I recently had a call with an old colleague. He told me about someone who contacted him with a startup idea and a 50k budget. That person wanted to build something that would compete with apps like DoorDash or Uber Eats.
Those 50k probably felt like a lot of money to that person. But here's the reality check: to build products that compete at that level, you need serious investment. We're talking hundreds of thousands, if not millions.
This conversation got me thinking about why clients often get sticker shock from development quotes. And why explaining our pricing feels like an uphill battle.
Every project is research and development
Here's what most people don't understand: software development isn't manufacturing. Every project is essentially R&D work.
When you ask us to build a feature, we're not pulling a pre-made component off the shelf. We're solving a unique problem that hasn't been solved exactly this way before.
Take a simple example from a CRM system. A client wants to add a "merge duplicate contacts" feature. Sounds straightforward, right? But what happens when those contacts have conflicting information? Which phone number do we keep? What if one contact has a deal attached and the other has a support ticket? What if the merge fails halfway through?
This is what we call the "happy flow" problem. Clients think about the perfect scenario where everything works smoothly. But we have to think about all the ways things can go wrong.
That simple merge feature suddenly needs error handling, rollback mechanisms, user permissions, audit trails, and conflict resolution workflows. What looked like a day's work becomes a week-long project.
The real cost is in figuring out what to build
Most development time doesn't go into writing code. It goes into understanding the problem and designing the solution.
I like the old story about sharpening an axe. If you have eight hours to cut down a tree, spend six hours sharpening the axe and two hours cutting. The same applies to development.
The planning phase is invisible to clients, but it's where the real value gets created. We're not just figuring out how to code something. We're figuring out what to code in the first place.
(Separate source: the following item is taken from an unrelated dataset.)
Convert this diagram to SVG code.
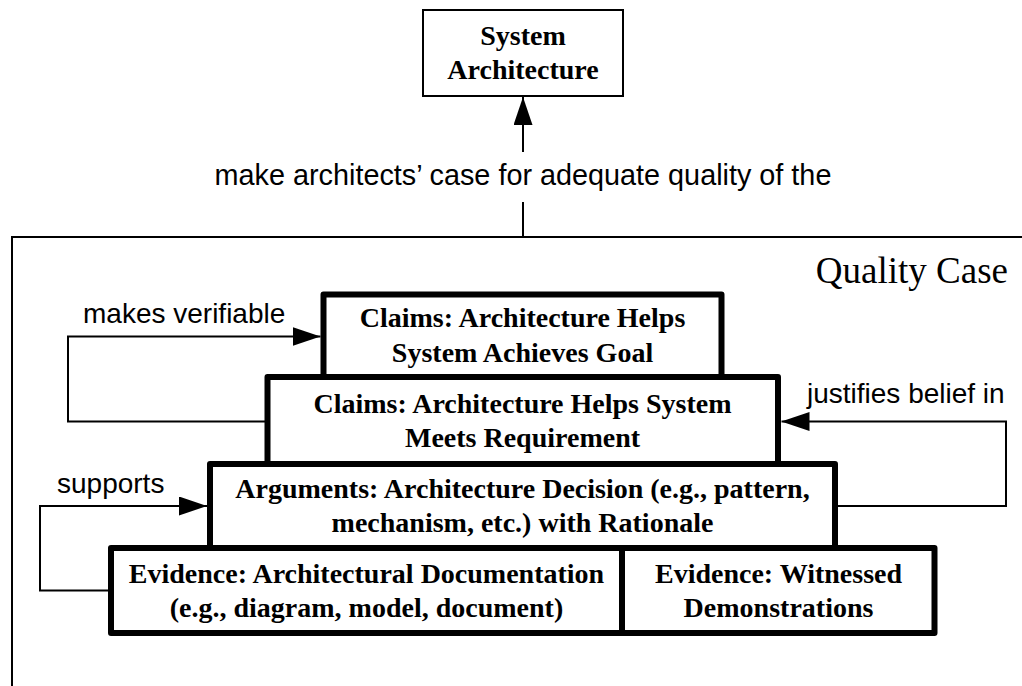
<svg xmlns="http://www.w3.org/2000/svg" width="1022" height="686" viewBox="0 0 1022 686">
  <style>
    .box { fill: #fff; stroke: #000; stroke-width: 6; stroke-linejoin: round; }
    .sys { fill: #fff; stroke: #000; stroke-width: 2; }
    .frame { fill: none; stroke: #000; stroke-width: 2; }
    .conn { fill: none; stroke: #000; stroke-width: 2; }
    .bt { font-family: "Liberation Serif", "Times New Roman", serif; font-weight: bold; font-size: 28px; text-anchor: middle; fill: #000; }
    .lbl { font-family: "Liberation Sans", Arial, sans-serif; font-size: 28px; fill: #000; }
    .title { font-family: "Liberation Serif", "Times New Roman", serif; font-size: 37px; fill: #000; }
  </style>
  <defs>
    <marker id="arrow" markerWidth="28" markerHeight="19" refX="28" refY="9.5" orient="auto" markerUnits="userSpaceOnUse">
      <path d="M0,0 L28,9.5 L0,19 Z" fill="#000"/>
    </marker>
  </defs>
  <rect width="1022" height="686" fill="#fff"/>

  <!-- Quality Case container -->
  <g id="quality-case">
    <rect class="frame" x="12" y="237" width="1040" height="500"/>
    <text class="title" x="1008" y="283" text-anchor="end">Quality Case</text>
  </g>

  <!-- System Architecture -->
  <g id="system-architecture">
    <rect class="sys" x="423" y="10" width="200" height="86"/>
    <text class="bt" x="523" y="45">System</text>
    <text class="bt" x="523" y="79">Architecture</text>
  </g>

  <!-- Layered blocks of the quality case -->
  <g id="claims-goal">
    <rect class="box" x="323.5" y="294.5" width="398" height="82.5"/>
    <text class="bt" x="522.5" y="327">Claims: Architecture Helps</text>
    <text class="bt" x="522.5" y="362">System Achieves Goal</text>
  </g>
  <g id="claims-requirement">
    <rect class="box" x="267.5" y="377" width="510.5" height="87"/>
    <text class="bt" x="522.5" y="413">Claims: Architecture Helps System</text>
    <text class="bt" x="522.5" y="447">Meets Requirement</text>
  </g>
  <g id="arguments">
    <rect class="box" x="210" y="464" width="625" height="84"/>
    <text class="bt" x="522.5" y="498">Arguments: Architecture Decision (e.g., pattern,</text>
    <text class="bt" x="522.5" y="532">mechanism, etc.) with Rationale</text>
  </g>
  <g id="evidence-documentation">
    <rect class="box" x="111" y="548" width="511" height="85"/>
    <text class="bt" x="366.5" y="583">Evidence: Architectural Documentation</text>
    <text class="bt" x="366.5" y="617">(e.g., diagram, model, document)</text>
  </g>
  <g id="evidence-demonstrations">
    <rect class="box" x="622" y="548" width="312.5" height="85"/>
    <text class="bt" x="778.5" y="583">Evidence: Witnessed</text>
    <text class="bt" x="778.5" y="617">Demonstrations</text>
  </g>

  <!-- Connectors -->
  <g id="connectors">
    <line class="conn" x1="523" y1="237" x2="523" y2="202"/>
    <line class="conn" x1="523" y1="152" x2="523" y2="97" marker-end="url(#arrow)"/>
    <polyline class="conn" points="266,421.5 68,421.5 68,336.5 320.5,336.5" marker-end="url(#arrow)"/>
    <polyline class="conn" points="838,506 1006,506 1006,421.5 781.5,421.5" marker-end="url(#arrow)"/>
    <polyline class="conn" points="109,590.5 40,590.5 40,506 207,506" marker-end="url(#arrow)"/>
  </g>

  <!-- Connector labels -->
  <g id="labels">
    <text class="lbl" x="523" y="185" text-anchor="middle" style="font-size:28.8px">make architects’ case for adequate quality of the</text>
    <text class="lbl" x="83" y="323">makes verifiable</text>
    <text class="lbl" x="807" y="403">justifies belief in</text>
    <text class="lbl" x="57" y="493">supports</text>
  </g>
</svg>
When we work on legacy projects, it's like renovation work. You want to knock down a wall, but you don't know what's behind it. Could be nothing. Could be electrical wiring and plumbing. If it's nothing, it's a quick job. If there's infrastructure behind that wall, the project just got 10 times more complex.
The same thing happens in software. You want to change something on the front end, but suddenly you realize the back end needs major restructuring to support it. That's not scope creep. That's the reality of working with existing systems.
Custom means no assembly line exists
Here's my contrarian take: software is one of the few industries where a minimum viable product (MVP) actually works.
If you get quotes to build a house, they'll be similar. Maybe 30% difference at most. There's no concept of an MVP house. You can't build a proof-of-concept foundation and see how it performs.
But in software? You could get quotes that differ by 10x or even 20x. That's not because some developers are ripping you off. It's because we're solving different versions of the problem.
One team might build you an MVP in two weeks. Another might propose a full-featured solution that takes two years. Both are valid approaches, depending on what you actually need.
The expensive version isn't overpriced. The cheap version isn't cutting corners. They're just solving different problems.
Think about it like manufacturing. When car companies build a new model, they spend millions creating the tooling and molds. Once those exist, each car costs much less to produce. But someone has to pay for creating that tooling.
In custom software, you're paying for the tooling creation every single time. There's no assembly line. There's no existing mold. Each project needs its own problem-solving process.
Why value-based pricing doesn't work for code
The industry loves to talk about value-based pricing. In my experience, however, this isn’t the typical reality with software development.
Value-based pricing can work for consulting. It can work for strategy and planning. But when it comes to actually writing code? You're paying for time and expertise, not business outcomes.
A developer doesn't bring value by typing code. They bring value through planning, architecture decisions, and problem-solving. But the execution part? That's skilled labor with predictable time requirements.
You wouldn't pay your surgeon based on how much better you feel afterward. You pay them for their skill and the time it takes to perform the procedure. The same principle applies to development.
The real conversation we should be having
Instead of defending why development costs so much, maybe we should reframe the conversation.
Custom software isn't expensive. It's appropriately priced for R&D work that solves unique problems.
The question isn't "Why does this cost 250k?" The question is "What version of this problem do we actually need to solve?"
Maybe you don't need to compete with Uber on day one. Maybe you need to validate your idea with a simple booking system first. Maybe the 5k version gives you enough information to decide if the 250k version makes sense.
But let's stop pretending that custom development should cost the same as buying software off the shelf. You're not buying a product. You're investing in creating something that doesn't exist yet.
That's always been expensive, in every industry, throughout history. Software development isn't different. We're just more honest about what goes into the process.